> **Exercise task**: Reproduce the listing below character for character; drop every image.

-.-.-

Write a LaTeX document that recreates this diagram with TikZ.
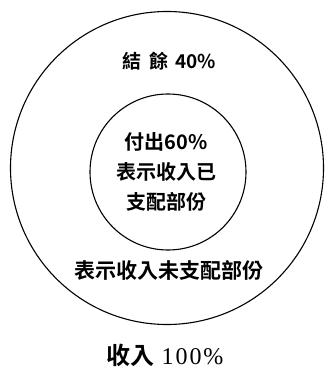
\documentclass[tikz,border=0pt]{standalone}
\usepackage{fontspec}
\newfontfamily\cjk{Noto Sans CJK TC}[BoldFont={Noto Sans CJK TC Bold}]
\setmainfont{Liberation Serif}
\begin{document}
\begin{tikzpicture}[x=1pt,y=-1pt,
  ring/.style={draw=black,line width=1.1pt},
  lbl/.style={text=black,inner sep=0pt,align=center}]
\useasboundingbox (0,0) rectangle (328,382);
\fill[white] (0,0) rectangle (328,382);
\node[ring,circle,minimum size=313pt,inner sep=0pt] (outer) at (167,168) {};
\node[ring,circle,minimum size=156pt,inner sep=0pt] (inner) at (168,172) {};
\node[lbl,font=\cjk\bfseries\fontsize{19}{22}\selectfont] (rest) at (169,61) {結\hspace{0.45em}餘\hspace{0.35em}40\%};
\node[lbl,font=\cjk\bfseries\fontsize{20}{30}\selectfont] (spent) at (166,172) {付出60\%\\表示收入已\\支配部份};
\node[lbl,font=\cjk\bfseries\fontsize{21}{24}\selectfont] (unspent) at (169,270) {表示收入未支配部份};
\node[lbl,font=\fontsize{24}{28}\selectfont] (income) at (165,355) {{\cjk\bfseries 收入}\hspace{0.3em}1\hspace{0.08em}0\hspace{0.08em}0\hspace{0.08em}\%};
\end{tikzpicture}
\end{document}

-.-.-

> **Reply to the task**:
Write a LaTeX document that recreates this diagram with TikZ.
\documentclass[tikz,border=0pt]{standalone}
\usepackage{fontspec}
\newfontfamily\cjk{Noto Sans CJK TC}[BoldFont={Noto Sans CJK TC Bold}]
\setmainfont{Liberation Serif}
\begin{document}
\begin{tikzpicture}[x=1pt,y=-1pt,
  ring/.style={draw=black,line width=1.1pt},
  lbl/.style={text=black,inner sep=0pt,align=center}]
\useasboundingbox (0,0) rectangle (328,382);
\fill[white] (0,0) rectangle (328,382);
\node[ring,circle,minimum size=313pt,inner sep=0pt] (outer) at (167,168) {};
\node[ring,circle,minimum size=156pt,inner sep=0pt] (inner) at (168,172) {};
\node[lbl,font=\cjk\bfseries\fontsize{19}{22}\selectfont] (rest) at (169,61) {結\hspace{0.45em}餘\hspace{0.35em}40\%};
\node[lbl,font=\cjk\bfseries\fontsize{20}{30}\selectfont] (spent) at (166,172) {付出60\%\\表示收入已\\支配部份};
\node[lbl,font=\cjk\bfseries\fontsize{21}{24}\selectfont] (unspent) at (169,270) {表示收入未支配部份};
\node[lbl,font=\fontsize{24}{28}\selectfont] (income) at (165,355) {{\cjk\bfseries 收入}\hspace{0.3em}1\hspace{0.08em}0\hspace{0.08em}0\hspace{0.08em}\%};
\end{tikzpicture}
\end{document}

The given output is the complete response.